◆ Goal: Word for word, give the material below again, minus any images.

◆ Given records:
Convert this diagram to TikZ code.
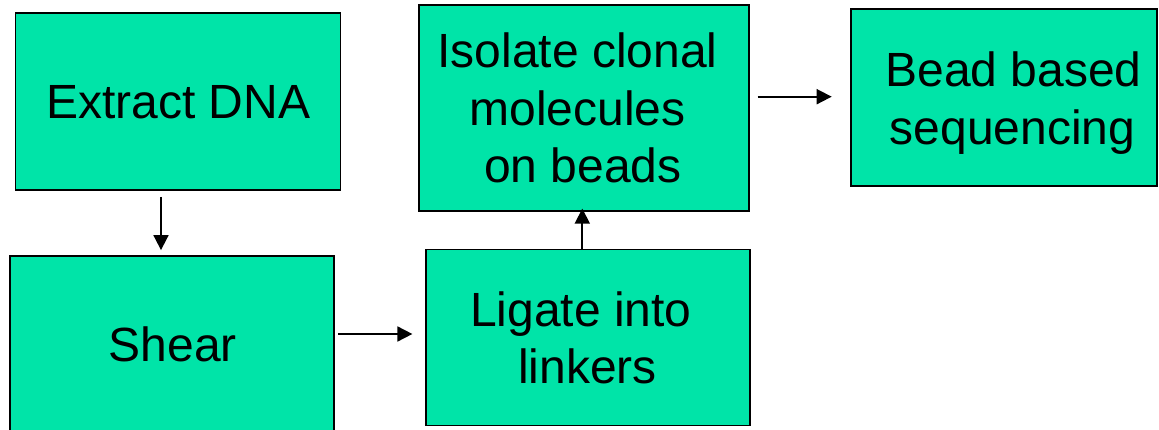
\documentclass[tikz,border=0pt]{standalone}
\usepackage{fontspec}
\setmainfont{Liberation Sans}
\usetikzlibrary{arrows.meta}
\definecolor{boxfill}{HTML}{00E4A8}
\tikzset{
  box/.style={draw=black, fill=boxfill, line width=1.8pt, inner sep=0pt},
  txt/.style={inner sep=0pt, align=center, font=\fontsize{48}{57.5}\selectfont, text=black},
  arr/.style={line width=1.8pt, -{Triangle[length=15pt,width=15pt]}}
}
\begin{document}
\begin{tikzpicture}[x=1pt,y=-1pt]
\useasboundingbox (0,0) rectangle (1159,430);
\fill[white] (0,0) rectangle (1159,430);
% boxes
\node[box, minimum width=325pt, minimum height=177pt] (b1) at (178,101.5) {};
\node[box, minimum width=324pt, minimum height=177pt] (b2) at (172,344.5) {};
\node[box, minimum width=324pt, minimum height=176pt] (b3) at (587.7,337.5) {};
\node[box, minimum width=330pt, minimum height=206pt] (b4) at (584,108) {};
\node[box, minimum width=306pt, minimum height=177pt] (b5) at (1004,97.3) {};
% texts
\node[txt] (t1) at (178.3,102) {Extract DNA};
\node[txt] (t2) at (172.8,344.7) {Shear};
\node[txt] (t3) at (581,338) {Ligate into\\\hspace*{13pt}linkers};
\node[txt] (t4) at (577.5,108) {Isolate clonal\\molecules\\\hspace*{11pt}on beads};
\node[txt] (t5) at (1013.5,103.3) {Bead based\\\hspace*{-2pt}sequencing};
% arrows
\draw[arr] ([xshift=-17pt,yshift=-6pt]b1.south) -- ([xshift=-11pt,yshift=5pt]b2.north);
\draw[arr] ([xshift=3.4pt,yshift=10.5pt]b2.east) -- ([xshift=-12.4pt,yshift=3.5pt]b3.west);
\draw[arr] ([xshift=-5.4pt]b3.north) -- ([xshift=-1.7pt,yshift=3.3pt]b4.south);
\draw[arr] ([xshift=7.7pt,yshift=11.3pt]b4.east) -- ([xshift=-18.4pt,yshift=0.6pt]b5.west);
\end{tikzpicture}
\end{document}
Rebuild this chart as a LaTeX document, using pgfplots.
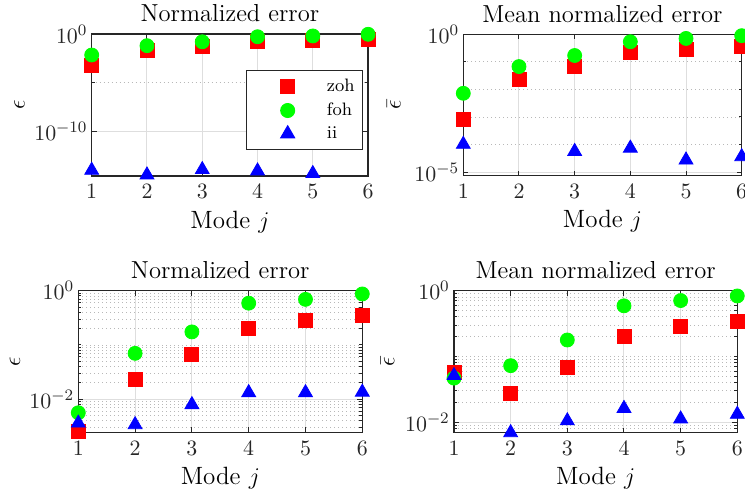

◆ Answer to this exercise:
Convert this diagram to TikZ code.
\documentclass[tikz,border=0pt]{standalone}
\usepackage{fontspec}
\setmainfont{Liberation Sans}
\usetikzlibrary{arrows.meta}
\definecolor{boxfill}{HTML}{00E4A8}
\tikzset{
  box/.style={draw=black, fill=boxfill, line width=1.8pt, inner sep=0pt},
  txt/.style={inner sep=0pt, align=center, font=\fontsize{48}{57.5}\selectfont, text=black},
  arr/.style={line width=1.8pt, -{Triangle[length=15pt,width=15pt]}}
}
\begin{document}
\begin{tikzpicture}[x=1pt,y=-1pt]
\useasboundingbox (0,0) rectangle (1159,430);
\fill[white] (0,0) rectangle (1159,430);
% boxes
\node[box, minimum width=325pt, minimum height=177pt] (b1) at (178,101.5) {};
\node[box, minimum width=324pt, minimum height=177pt] (b2) at (172,344.5) {};
\node[box, minimum width=324pt, minimum height=176pt] (b3) at (587.7,337.5) {};
\node[box, minimum width=330pt, minimum height=206pt] (b4) at (584,108) {};
\node[box, minimum width=306pt, minimum height=177pt] (b5) at (1004,97.3) {};
% texts
\node[txt] (t1) at (178.3,102) {Extract DNA};
\node[txt] (t2) at (172.8,344.7) {Shear};
\node[txt] (t3) at (581,338) {Ligate into\\\hspace*{13pt}linkers};
\node[txt] (t4) at (577.5,108) {Isolate clonal\\molecules\\\hspace*{11pt}on beads};
\node[txt] (t5) at (1013.5,103.3) {Bead based\\\hspace*{-2pt}sequencing};
% arrows
\draw[arr] ([xshift=-17pt,yshift=-6pt]b1.south) -- ([xshift=-11pt,yshift=5pt]b2.north);
\draw[arr] ([xshift=3.4pt,yshift=10.5pt]b2.east) -- ([xshift=-12.4pt,yshift=3.5pt]b3.west);
\draw[arr] ([xshift=-5.4pt]b3.north) -- ([xshift=-1.7pt,yshift=3.3pt]b4.south);
\draw[arr] ([xshift=7.7pt,yshift=11.3pt]b4.east) -- ([xshift=-18.4pt,yshift=0.6pt]b5.west);
\end{tikzpicture}
\end{document}
Rebuild this chart as a LaTeX document, using pgfplots.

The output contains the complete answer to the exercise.